Bucknell was mentioned in the New York Times this week but not in a very flattering light. In the conversation around the Supreme Court decision striking down race-based affirmative action, the question of class has been raised again and again. This week the New York Times published its Student Access Ranking (just one week before the expected release of the infamous U.S. News and World Report), which offers an analysis of 250 colleges and universities by percentage of the student body who are Pell Grant recipients, their chosen proxy for class. The ranking is attached to the New York Times Magazine article “Why Does Duke Have So Few Low-Income Students?” With only 10% of students Pell Grant eligible, it turns that Bucknell too is among the least economically diverse colleges in the Times’ analysis. In 2017, the Times performed an analysis of economic diversity in terms of what percentage of students come from families in the top 1%, 5%, and 20%. Fully 73% of Bucknell’s student body hailed from families in the top quintile. In the last 5 years it would appear little has changed. There are lots of reasons and plenty more excuses that this new article addresses and dispels.

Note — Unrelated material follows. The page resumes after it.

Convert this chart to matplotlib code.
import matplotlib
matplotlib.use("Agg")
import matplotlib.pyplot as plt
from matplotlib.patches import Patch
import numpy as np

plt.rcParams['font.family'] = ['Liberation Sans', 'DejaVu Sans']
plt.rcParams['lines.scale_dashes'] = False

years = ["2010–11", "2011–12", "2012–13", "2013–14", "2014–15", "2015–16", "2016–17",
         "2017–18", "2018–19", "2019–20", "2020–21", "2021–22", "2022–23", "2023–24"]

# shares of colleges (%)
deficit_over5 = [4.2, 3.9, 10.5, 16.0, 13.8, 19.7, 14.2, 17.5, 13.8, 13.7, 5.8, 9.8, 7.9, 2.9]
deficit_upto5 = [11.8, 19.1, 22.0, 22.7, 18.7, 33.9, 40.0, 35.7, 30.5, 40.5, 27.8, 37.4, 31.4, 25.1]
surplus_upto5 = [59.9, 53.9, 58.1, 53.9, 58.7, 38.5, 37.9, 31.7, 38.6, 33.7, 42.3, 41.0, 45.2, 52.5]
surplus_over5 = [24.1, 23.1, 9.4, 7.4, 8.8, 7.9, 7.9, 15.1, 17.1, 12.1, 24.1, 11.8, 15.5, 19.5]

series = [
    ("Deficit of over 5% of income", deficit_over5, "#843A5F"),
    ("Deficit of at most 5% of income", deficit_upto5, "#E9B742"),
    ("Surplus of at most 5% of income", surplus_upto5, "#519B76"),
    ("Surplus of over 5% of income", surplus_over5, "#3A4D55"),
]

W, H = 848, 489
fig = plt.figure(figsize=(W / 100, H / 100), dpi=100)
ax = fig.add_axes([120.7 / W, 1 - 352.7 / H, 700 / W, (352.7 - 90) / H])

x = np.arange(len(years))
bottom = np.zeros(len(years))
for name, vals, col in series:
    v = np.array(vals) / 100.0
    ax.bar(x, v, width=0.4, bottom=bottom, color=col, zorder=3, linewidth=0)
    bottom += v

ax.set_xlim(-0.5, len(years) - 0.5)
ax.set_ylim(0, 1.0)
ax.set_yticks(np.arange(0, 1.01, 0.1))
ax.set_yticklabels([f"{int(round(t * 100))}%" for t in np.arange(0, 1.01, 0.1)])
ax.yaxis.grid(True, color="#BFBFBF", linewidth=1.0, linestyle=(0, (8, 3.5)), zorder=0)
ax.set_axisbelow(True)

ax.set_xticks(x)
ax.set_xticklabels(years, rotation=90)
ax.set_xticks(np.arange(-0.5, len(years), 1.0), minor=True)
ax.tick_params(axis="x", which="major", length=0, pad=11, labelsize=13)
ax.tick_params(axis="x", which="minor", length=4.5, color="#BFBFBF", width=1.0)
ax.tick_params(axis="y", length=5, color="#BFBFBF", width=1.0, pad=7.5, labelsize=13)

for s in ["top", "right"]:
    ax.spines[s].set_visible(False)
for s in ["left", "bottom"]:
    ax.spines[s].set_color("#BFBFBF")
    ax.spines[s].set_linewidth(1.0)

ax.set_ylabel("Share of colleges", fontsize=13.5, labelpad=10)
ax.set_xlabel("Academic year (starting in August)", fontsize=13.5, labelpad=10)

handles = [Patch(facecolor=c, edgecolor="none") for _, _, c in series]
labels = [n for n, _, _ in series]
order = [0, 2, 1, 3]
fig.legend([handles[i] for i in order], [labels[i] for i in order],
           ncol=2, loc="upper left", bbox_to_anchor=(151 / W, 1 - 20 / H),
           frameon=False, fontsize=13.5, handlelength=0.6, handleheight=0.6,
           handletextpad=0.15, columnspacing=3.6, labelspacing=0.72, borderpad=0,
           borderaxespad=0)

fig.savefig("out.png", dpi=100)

Most of us who work in higher education, whether faculty or staff, want to believe in the mission of our workplaces just like most people want to believe in education as a force for good, whether that’s social mobility or social cohesion, even when the evidence increasingly seems to point the other way. What can faculty and staff do? And how might AAUP Bucknell partner with Vice President Lisa Keegan to diversify the economic makeup of Bucknell students so we can continue to believe the this private university serves the public good?